The original GoogLeNet used auxiliary classifiers attached to intermediate layers, hypothesized to combat vanishing gradients and provide additional regularization. Our experiments reveal a surprising finding: auxiliary classifiers do not improve convergence early in training but act as regularizers. The effect "emerges near the end of training" when the network with auxiliary branches starts to overtake the one without. Furthermore, adding batch normalization to the auxiliary classifier branch yields an additional 0.4% absolute gain in top-1 accuracy, suggesting that batch normalization acts as a regularizer in this context as well.

A common issue in network design is how to reduce the spatial resolution without creating a representational bottleneck. Applying pooling before expanding channels causes a bottleneck, while expanding before pooling is computationally expensive. The solution is to use parallel stride-2 blocks: a pooling path and a convolution path operate simultaneously, and their results are filter-concatenated. This allows efficient reduction of the grid size while preserving representational richness, following the principle of avoiding bottlenecks.

We propose label smoothing, a mechanism to regularize the classifier layer by replacing the hard target distribution with a mixture of the original ground-truth distribution and a uniform distribution. The smoothed target becomes q'(k) = (1 - epsilon) * delta(k, y) + epsilon / K, where epsilon = 0.1 for K = 1000 classes. This prevents the network from becoming too confident in its predictions, which can lead to overfitting. Label smoothing provides a consistent 0.2% absolute improvement for both top-1 and top-5 metrics.

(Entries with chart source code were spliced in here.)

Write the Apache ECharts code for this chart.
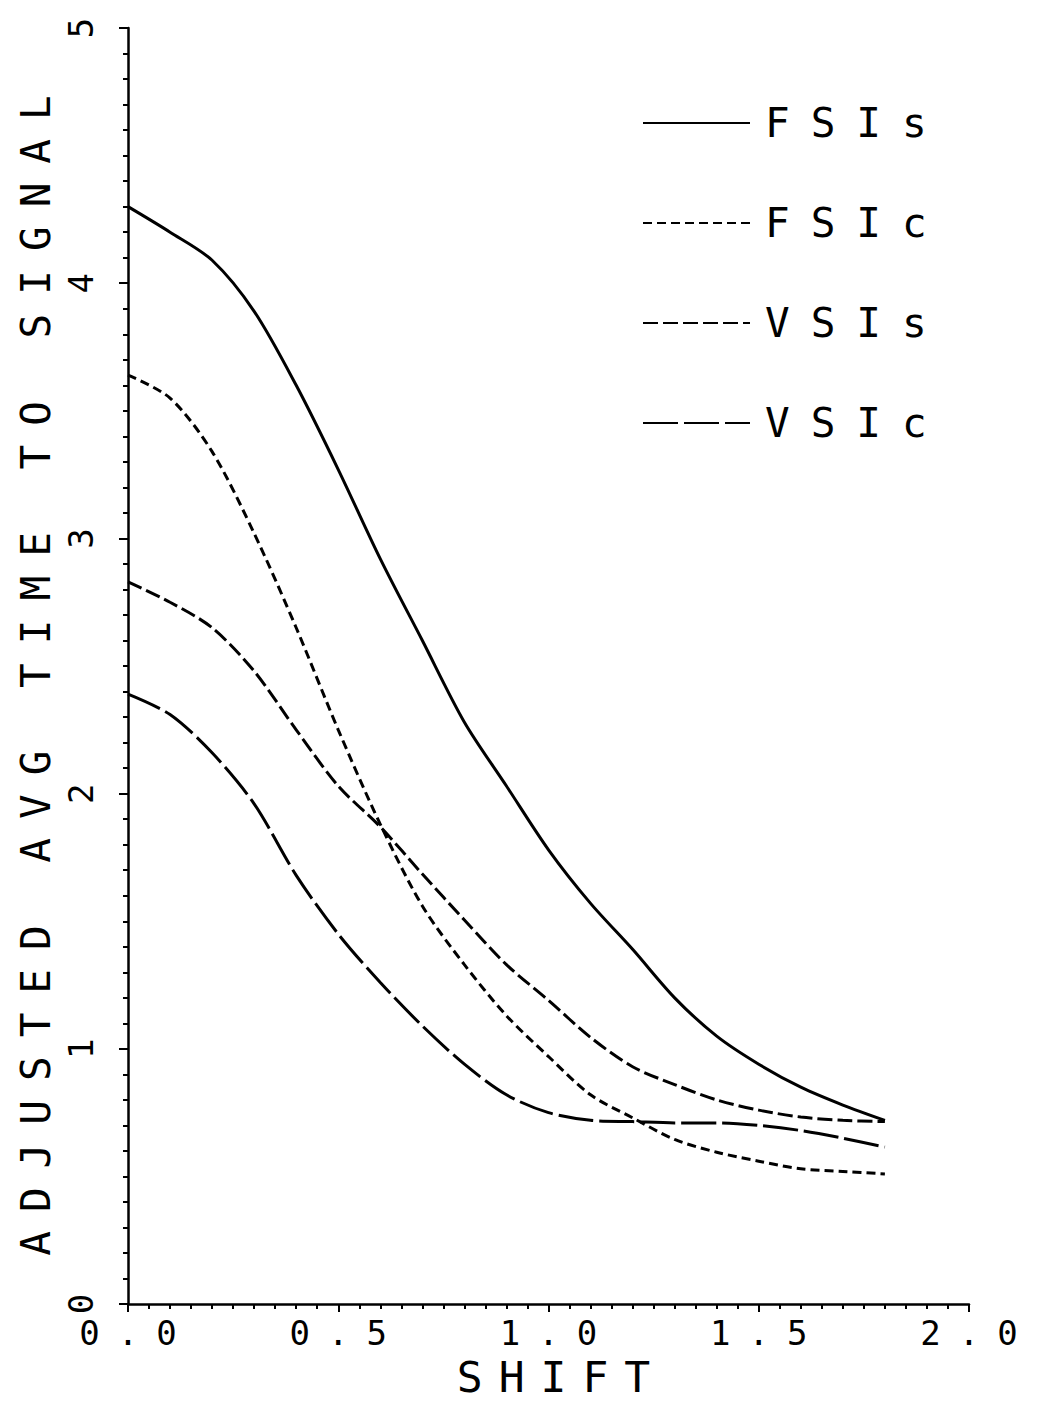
<!DOCTYPE html>
<html><head><meta charset="utf-8">
<script src="https://cdn.jsdelivr.net/npm/echarts@6/dist/echarts.min.js"></script>
<style>html,body{margin:0;padding:0;background:#fff}#c{width:1040px;height:1403px}</style>
</head><body><div id="c"></div>
<script>
// ---- data ----
const shift = [0.0,0.1,0.2,0.3,0.4,0.5,0.6,0.7,0.8,0.9,1.0,1.1,1.2,1.3,1.4,1.5,1.6,1.7,1.8];
const fsis = [4.30,4.20,4.09,3.89,3.60,3.27,2.92,2.60,2.28,2.03,1.78,1.57,1.39,1.20,1.05,0.94,0.85,0.78,0.72];
const fsic = [3.64,3.55,3.34,3.02,2.65,2.25,1.88,1.56,1.33,1.13,0.97,0.82,0.73,0.645,0.595,0.56,0.53,0.52,0.51];
const vsis = [2.83,2.75,2.65,2.48,2.25,2.03,1.87,1.685,1.505,1.33,1.19,1.045,0.93,0.86,0.80,0.76,0.733,0.72,0.715];
const vsic = [2.39,2.31,2.16,1.96,1.68,1.45,1.26,1.09,0.94,0.82,0.75,0.72,0.715,0.71,0.71,0.70,0.68,0.65,0.615];
const seriesNames = ['FSIs','FSIc','VSIs','VSIc'];
const xTickLabels = ['0.0','0.5','1.0','1.5','2.0'];
const yTickLabels = ['0','1','2','3','4','5'];
const xTitle = 'SHIFT';
const yTitle = 'ADJUSTED AVG TIME TO SIGNAL';

// ---- chart ----
const FONT = 'DejaVu Sans Mono';
const allValues = [fsis, fsic, vsis, vsic];
const dashTypes = ['solid', [9,5], [15,5], [35,6]];
const chart = echarts.init(document.getElementById('c'), null, {renderer:'svg', width:1040, height:1403});

const series = seriesNames.map((name, k) => ({
  name: name,
  type: 'line',
  data: shift.map((x, i) => [x, allValues[k][i]]),
  symbol: 'none',
  smooth: 0.3,
  lineStyle: {color:'#000', width:3, type: dashTypes[k]},
  itemStyle: {color:'#000'}
}));

chart.setOption({
  animation: false,
  backgroundColor: '#fff',
  grid: {left:128, right:71, top:28, bottom:87, containLabel:false},
  legend: {
    orient: 'vertical', left: 637, top: 97,
    itemWidth: 107, itemHeight: 14, itemGap: 58,
    data: seriesNames,
    itemStyle: {opacity: 0},
    textStyle: {fontFamily: FONT, fontSize: 41, color:'#000', padding:[0,0,0,10], lineHeight: 42}
  },
  xAxis: {
    type:'value', min:0, max:2, interval:0.5,
    name: xTitle, nameLocation:'middle', nameGap: 44,
    nameTextStyle: {fontFamily: FONT, fontSize: 43, color:'#000', padding:[0,0,0,26]},
    axisLine: {lineStyle:{color:'#000', width:2.5}},
    axisTick: {show:true, length:8, lineStyle:{color:'#000', width:2}},
    minorTick: {show:true, splitNumber:10, length:5, lineStyle:{color:'#000', width:2}},
    splitLine: {show:false},
    axisLabel: {fontFamily: FONT, fontSize: 34, color:'#000', margin: 12, padding:[0,0,0,18],
      formatter: v => xTickLabels[Math.round(v / 0.5)]}
  },
  yAxis: {
    type:'value', min:0, max:5, interval:1,
    name: yTitle, nameLocation:'middle', nameGap: 66, nameRotate: 90,
    nameTextStyle: {fontFamily: FONT, fontSize: 41, color:'#000'},
    axisLine: {lineStyle:{color:'#000', width:2.5}},
    axisTick: {show:true, length:9, lineStyle:{color:'#000', width:2}},
    minorTick: {show:true, splitNumber:10, length:5, lineStyle:{color:'#000', width:2}},
    splitLine: {show:false},
    axisLabel: {fontFamily: FONT, fontSize: 34, color:'#000', margin: 30, rotate: 90,
      formatter: v => yTickLabels[Math.round(v)]}
  },
  series: series
});

function applySpacing(){
  document.querySelectorAll('#c svg text').forEach(t => {
    const s = t.textContent;
    let ls = 0;
    if (seriesNames.includes(s)) ls = 21;
    else if (s === xTitle) ls = 16;
    else if (s === yTitle) ls = 19;
    else if (xTickLabels.includes(s)) ls = 18;
    t.style.letterSpacing = ls + 'px';
  });
}
applySpacing();
chart.on('finished', applySpacing);
</script>
</body></html>
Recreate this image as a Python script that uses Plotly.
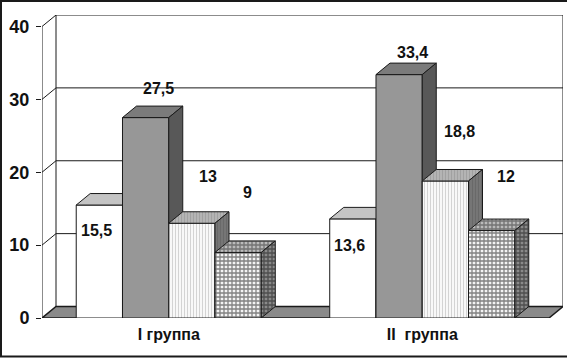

The proposed Inception-v3 architecture is evaluated on ILSVRC 2012. Models are trained using RMSProp optimizer with 0.9 decay, learning rate 0.045 exponentially decayed every two epochs at rate 0.94, gradient clipping at 2.0, across 50 GPU replicas for 100 epochs. Single-crop evaluation achieves 21.2% top-1 error and 5.6% top-5 error with 4.8 billion multiply-add operations. With multi-crop evaluation and an ensemble of 4 models, the error drops to 17.3% top-1 and 3.5% top-5. The architecture uses 42 layers with only 2.5x computational increase versus prior BN-Inception while significantly outperforming competing approaches. Networks with lower resolution inputs (79x79, 151x151, 299x299) achieve comparable results (75.2%, 76.4%, 76.6% top-1) at equivalent computational costs, demonstrating the principles' robustness.

We have provided several design principles to scale convolutional networks efficiently, grounded in factorized convolutions, balanced network dimensions, and aggressive regularization. The resulting Inception-v3 architecture achieves state-of-the-art results on ILSVRC 2012 with relatively modest computational cost. Our design principles are not specific to the Inception architecture but can inform the design of other network families. The label smoothing regularization technique is broadly applicable and consistently improves performance.